Closing the Performance Gap
The technical necessity for an update is clear. The current Apple TV, while powerful, has relied on the A15 Bionic chip since its 2022 refresh. While the A15 remains capable for streaming 4K content, the demands of on-device AI processing require a more modern architecture. A move to a newer SoC (System on Chip) would not only improve the interface speed but provide the NPU (Neural Processing Unit) headroom needed for the new Siri capabilities.
The HomePod mini is in even more desperate need of a refresh. The existing model relies on the S5 processor—a chip that is effectively seven years old in terms of architecture. This outdated silicon limits the device’s ability to handle complex local processing, forcing it to rely heavily on the cloud for almost every request. A chipset upgrade here would likely reduce latency and allow for more sophisticated local voice recognition.

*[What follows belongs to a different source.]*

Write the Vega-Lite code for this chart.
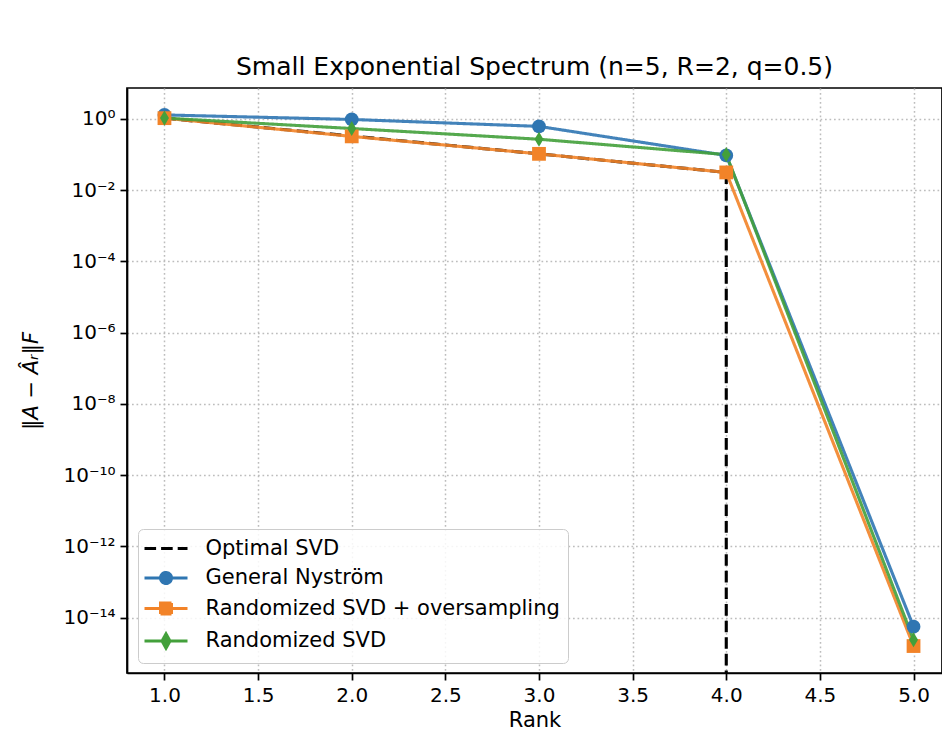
{
  "$schema": "https://vega.github.io/schema/vega-lite/v6.json",
  "width": 815,
  "height": 585,
  "autosize": {"type": "none"},
  "padding": {"left": 127, "top": 88, "right": 0, "bottom": 65},
  "background": "white",
  "title": {
    "text": "Small Exponential Spectrum (n=5, R=2, q=0.5)",
    "font": "DejaVu Sans",
    "fontSize": 25,
    "fontWeight": "normal",
    "color": "black",
    "anchor": "middle",
    "offset": 8
  },
  "config": {
    "view": {"stroke": "black", "strokeWidth": 1.7},
    "axis": {
      "labelFont": "DejaVu Sans",
      "titleFont": "DejaVu Sans",
      "labelFontSize": 20,
      "titleFontSize": 21,
      "titleFontWeight": "normal",
      "labelColor": "black",
      "titleColor": "black",
      "domainColor": "black",
      "domainWidth": 1.7,
      "tickColor": "black",
      "tickWidth": 1.7,
      "tickSize": 7,
      "gridColor": "#bdbdbd",
      "gridDash": [1.7, 2.8],
      "gridWidth": 1.5
    }
  },
  "data": {
    "values": [
      {"series": "Optimal SVD", "rank": 1, "error": 1.054},
      {"series": "Optimal SVD", "rank": 2, "error": 0.333},
      {"series": "Optimal SVD", "rank": 3, "error": 0.1049},
      {"series": "Optimal SVD", "rank": 4, "error": 0.0316},
      {"series": "General Nyström", "rank": 1, "error": 1.3},
      {"series": "General Nyström", "rank": 2, "error": 0.97},
      {"series": "General Nyström", "rank": 3, "error": 0.62},
      {"series": "General Nyström", "rank": 4, "error": 0.095},
      {"series": "General Nyström", "rank": 5, "error": 5.6e-15},
      {"series": "Randomized SVD + oversampling", "rank": 1, "error": 1.054},
      {"series": "Randomized SVD + oversampling", "rank": 2, "error": 0.325},
      {"series": "Randomized SVD + oversampling", "rank": 3, "error": 0.105},
      {"series": "Randomized SVD + oversampling", "rank": 4, "error": 0.0316},
      {"series": "Randomized SVD + oversampling", "rank": 5, "error": 1.6e-15},
      {"series": "Randomized SVD", "rank": 1, "error": 1.06},
      {"series": "Randomized SVD", "rank": 2, "error": 0.54},
      {"series": "Randomized SVD", "rank": 3, "error": 0.27},
      {"series": "Randomized SVD", "rank": 4, "error": 0.1},
      {"series": "Randomized SVD", "rank": 5, "error": 2.4e-15}
    ]
  },
  "encoding": {
    "x": {
      "field": "rank",
      "type": "quantitative",
      "scale": {"domain": [0.8, 5.152], "nice": false, "zero": false},
      "axis": {
        "values": [1, 1.5, 2, 2.5, 3, 3.5, 4, 4.5, 5],
        "format": ".1f",
        "title": "Rank",
        "labelPadding": 5,
        "titlePadding": 4
      }
    },
    "y": {
      "field": "error",
      "type": "quantitative",
      "scale": {"type": "log", "domain": [2.8e-16, 7.41], "nice": false},
      "axis": {
        "values": [1, 0.01, 0.0001, 1e-6, 1e-8, 1e-10, 1e-12, 1e-14],
        "labelExpr": "'10' + replace(replace(replace(replace(replace(replace(replace('' + round(log(datum.value)/LN10), '-', '⁻'), '0', '⁰'), '1', '¹'), '2', '²'), '4', '⁴'), '6', '⁶'), '8', '⁸')",
        "title": "‖A − Âᵣ‖F",
        "titleFontStyle": "italic",
        "labelPadding": 5,
        "titlePadding": 21
      }
    },
    "color": {
      "field": "series",
      "type": "nominal",
      "scale": {
        "domain": ["Optimal SVD", "General Nyström", "Randomized SVD + oversampling", "Randomized SVD"],
        "range": ["#000000", "#2f76b2", "#f28328", "#43a03b"]
      },
      "legend": {
        "title": null,
        "orient": "bottom-left",
        "offset": 10.5,
        "padding": 8,
        "fillColor": "rgba(255,255,255,0.85)",
        "strokeColor": "#cccccc",
        "cornerRadius": 5,
        "labelFont": "DejaVu Sans",
        "labelFontSize": 21,
        "labelColor": "black",
        "labelLimit": 600,
        "symbolSize": 400,
        "symbolStrokeWidth": 3,
        "symbolType": "circle",
        "labelOffset": 36.5,
        "rowPadding": 7.5,
        "encode": {
          "symbols": {
            "update": {
              "shape": {"signal": "datum.value === 'Optimal SVD' ? 'M-1.3,0H-0.14M0.36,0H1.52M2.02,0H3' : datum.value === 'General Nyström' ? 'M-1.3,0H3M1.4,0A0.55,0.55,0,1,1,0.3,0A0.55,0.55,0,1,1,1.4,0' : datum.value === 'Randomized SVD' ? 'M-1.3,0H3M0.85,-0.72L1.25,0L0.85,0.72L0.45,0Z' : 'M-1.3,0H3M0.3,-0.55H1.4V0.55H0.3Z'"},
              "stroke": {"signal": "datum.value === 'Optimal SVD' ? '#000000' : datum.value === 'General Nyström' ? '#2f76b2' : datum.value === 'Randomized SVD' ? '#43a03b' : '#f28328'"},
              "fill": {"signal": "datum.value === 'Optimal SVD' ? 'transparent' : datum.value === 'General Nyström' ? '#2f76b2' : datum.value === 'Randomized SVD' ? '#43a03b' : '#f28328'"},
              "opacity": {"value": 1},
              "fillOpacity": {"value": 1},
              "strokeOpacity": {"value": 1}
            }
          }
        }
      }
    }
  },
  "layer": [
    {
      "data": {"values": [{"series": "Optimal SVD", "rank": 4, "error": 0.0316, "floor": 1e-17}]},
      "mark": {"type": "rule", "strokeDash": [11.6, 5], "strokeWidth": 3.1, "clip": true},
      "encoding": {"y2": {"field": "floor"}}
    },
    {
      "mark": {"type": "line", "strokeWidth": 3.1, "opacity": 0.9},
      "encoding": {
        "strokeDash": {
          "field": "series",
          "type": "nominal",
          "scale": {
            "domain": ["Optimal SVD", "General Nyström", "Randomized SVD + oversampling", "Randomized SVD"],
            "range": [[11.6, 5], [1, 0], [1, 0], [1, 0]]
          },
          "legend": null
        }
      }
    },
    {
      "transform": [{"filter": "datum.series !== 'Optimal SVD'"}],
      "mark": {"type": "point", "filled": true, "opacity": 1, "size": 190, "strokeWidth": 0},
      "encoding": {
        "shape": {
          "field": "series",
          "type": "nominal",
          "scale": {
            "domain": ["General Nyström", "Randomized SVD + oversampling", "Randomized SVD"],
            "range": ["circle", "square", "M0,-1.1L0.65,0L0,1.1L-0.65,0Z"]
          },
          "legend": null
        }
      }
    }
  ]
}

A Shift in the Remote Experience
Beyond the internals, Gurman suggests the Apple TV may debut a redesigned Siri Remote. While Apple’s transition to the USB-C charging port on the remote was a welcomed change in recent versions, rumors persist of a more fundamental design shift to improve ergonomics and potentially integrate more intuitive shortcuts for the AI-driven features of the new OS.
This strategy of “hardware readiness” suggests that Apple is treating its home category less like a gadget release and more like a platform launch. By tethering the hardware to the AI software rollout, Apple is betting that the jump in utility provided by an intelligent Siri will be the primary selling point, rather than just a faster chip or a sleeker chassis.